When I first met Kelly Wearstler in the early 1990s, she was an aspiring interior designer who shared a small apartment with a roommate across from a sporting goods store in the heart of LA. But the South Carolina transplant had a big dream and the talent to achieve it. I have had the good fortune to be part of that journey camera-in-hand.

- MARK EDWARD HARRIS

Kelly Wearstler: THE EVOLUTION OF AN ICON

Kelly's first clients were apartments, condominiums, and homeowners seeking to put some flair into their living spaces. I would document the results on film loaded into Nikon bodies, usually with a Nikkor 28mm locked down on a tripod with a cable release. When the project was completed, we would often do a carefully crafted environmental portrait of Kelly in her creation.

It was obvious early on that Kelly's genius went far beyond an innate sense of style. Her ability to instantly match seemingly unrelatable furniture, clothing, and art pieces across every period of the design, fashion, and art worlds is almost unfathomable.

Those sensibilities combined with graphic design studies at the Massachusetts College of Art and internships with Cambridge Seven Associates and Milton Glaser (who created the iconic I Love NY logo with a heart replacing the word love) gave Kelly a solid platform to launch her career.
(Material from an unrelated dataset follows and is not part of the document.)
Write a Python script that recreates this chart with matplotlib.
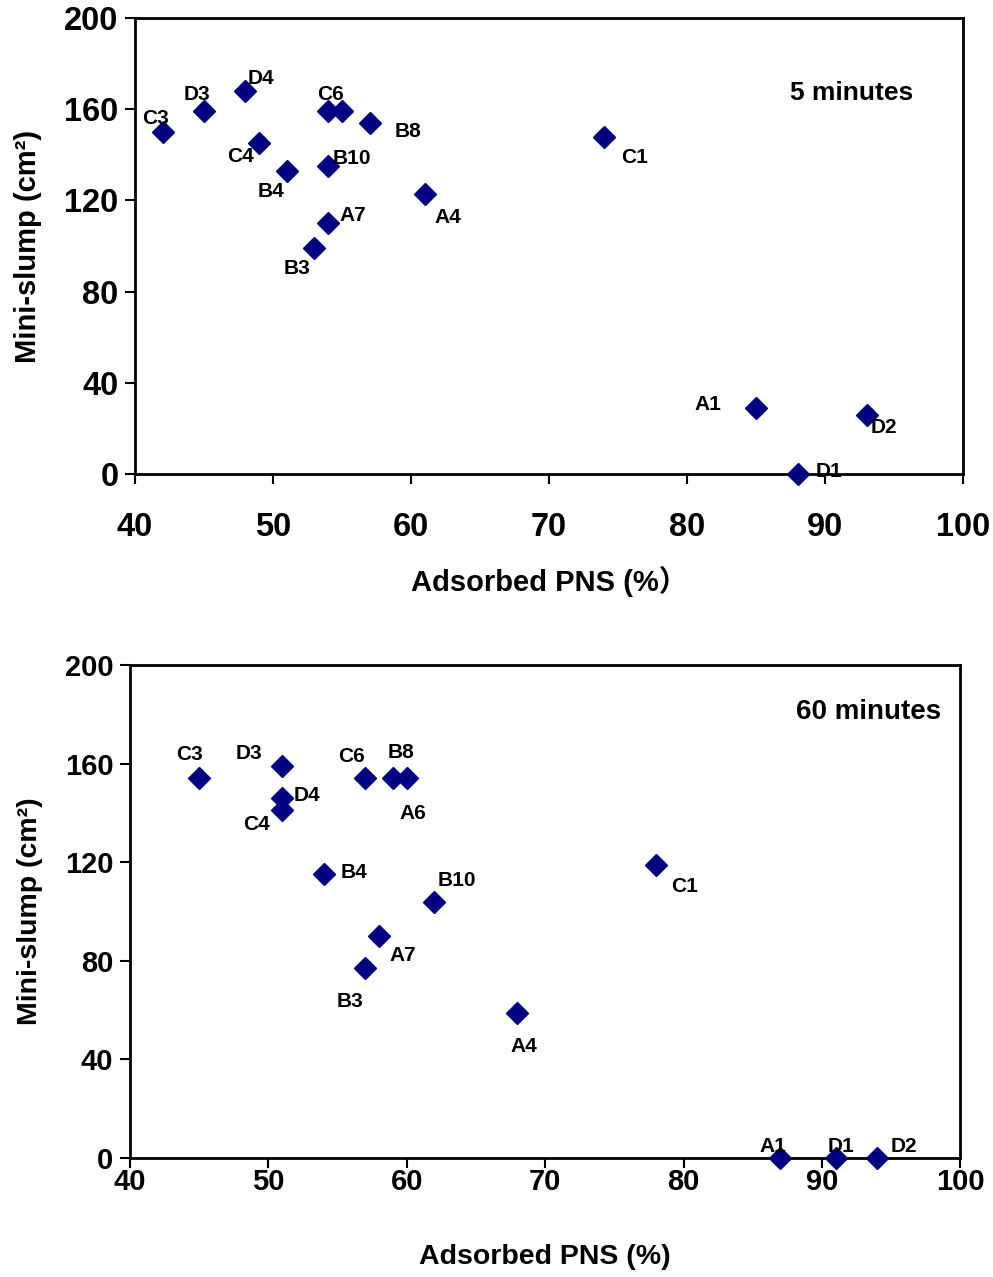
import matplotlib
matplotlib.use("Agg")
import matplotlib.pyplot as plt

plt.rcParams['font.family'] = ['Liberation Sans', 'Noto Sans CJK SC', 'DejaVu Sans']
plt.rcParams['font.weight'] = 'bold'

# Mini-slump after 5 minutes
labels_5 = ["C3", "D3", "D4", "C4", "B4", "C6", "A6", "B8", "B10", "A7",
            "B3", "A4", "C1", "A1", "D2", "D1"]
pns_5 = [42, 45, 48, 49, 51, 54, 55, 57, 54, 54, 53, 61, 74, 85, 93, 88]
slump_5 = [150, 159, 168, 145, 133, 159, 159, 154, 135, 110, 99, 123, 148, 29, 26, 0]
show_5 = [True, True, True, True, True, True, False, True, True, True,
          True, True, True, True, True, True]

# Mini-slump after 60 minutes
labels_60 = ["C3", "D3", "D4", "C4", "C6", "B8", "A6", "B4", "B10", "A7",
             "B3", "A4", "C1", "A1", "D1", "D2"]
pns_60 = [45, 51, 51, 51, 57, 59, 60, 54, 62, 58, 57, 68, 78, 87, 91, 94]
slump_60 = [154, 159, 146, 141, 154, 154, 154, 115, 104, 90, 77, 59, 119, 0, 0, 0]

# label offsets in pixels (dx, dy) relative to each marker
offs_5 = [(-7, 14), (-7, 17), (15, 12), (-19, -13), (-16, -21), (2, 17), (0, 0),
          (38, -9), (24, 8), (25, 8), (-17, -20), (23, -24), (30, -21),
          (-48, 3), (17, -13), (31, 3)]
offs_60 = [(-10, 24), (-33, 13), (25, 3), (-26, -14), (-14, 22), (8, 26), (6, -35),
           (30, 2), (22, 21), (24, -19), (-15, -33), (6, -34), (29, -22),
           (-7, 11), (5, 11), (27, 11)]

xticks = [40, 50, 60, 70, 80, 90, 100]
yticks = [0, 40, 80, 120, 160, 200]

fig = plt.figure(figsize=(9.93, 12.77), dpi=100)
ax1 = fig.add_axes([0.136, 0.6288, 0.834, 0.3571])
ax2 = fig.add_axes([0.131, 0.0932, 0.836, 0.3861])

marker_color = "#000080"


def style_axes(ax, tick_size, xpad, ypad):
    ax.set_xlim(40, 100)
    ax.set_ylim(0, 200)
    ax.set_xticks(xticks)
    ax.set_yticks(yticks)
    for s in ax.spines.values():
        s.set_linewidth(2.0)
        s.set_color("black")
    ax.tick_params(axis='both', direction='out', length=7, width=1.5,
                   labelsize=tick_size)
    ax.tick_params(axis='x', pad=xpad)
    ax.tick_params(axis='y', pad=ypad)
    for lab in ax.get_xticklabels() + ax.get_yticklabels():
        lab.set_fontweight('bold')


def draw(ax, xs, ys, names, offs, show=None):
    ax.plot(xs, ys, linestyle='none', marker='D', markersize=11.5,
            color=marker_color, markeredgecolor=marker_color, clip_on=False,
            zorder=3)
    for i, (x, y, n, o) in enumerate(zip(xs, ys, names, offs)):
        if show is not None and not show[i]:
            continue
        ax.annotate(n, (x, y), xytext=o, textcoords='offset pixels',
                    ha='center', va='center', fontsize=15, fontweight='bold',
                    zorder=4)


draw(ax1, pns_5, slump_5, labels_5, offs_5, show_5)
style_axes(ax1, 23.5, 20, 5)
ax1.set_xlabel("Adsorbed PNS (%）", fontsize=21, fontweight='bold', labelpad=17)
ax1.set_ylabel("Mini-slump (cm²)", fontsize=21, fontweight='bold', labelpad=16)
ax1.text(0.865, 0.835, "5 minutes", transform=ax1.transAxes, ha='center',
         va='center', fontsize=19, fontweight='bold')

draw(ax2, pns_60, slump_60, labels_60, offs_60)
style_axes(ax2, 21, 0, 5)
ax2.set_xlabel("Adsorbed PNS (%)", fontsize=20.5, fontweight='bold', labelpad=35)
ax2.set_ylabel("Mini-slump (cm²)", fontsize=20.5, fontweight='bold', labelpad=16)
ax2.text(0.89, 0.905, "60 minutes", transform=ax2.transAxes, ha='center',
         va='center', fontsize=20, fontweight='bold')

fig.savefig("out.png", dpi=100)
She opened her own design firm, Kelly Wearstler Interior Design (KWID), in 1995. Throughout her career, Kelly has attended art auctions and trolled the flea markets and antique stores of the world, collecting pieces that spoke to her. They might end up in her storage facility for years until the proper match or mismatch in one of her designs would call for them to be dusted off and staged en scene.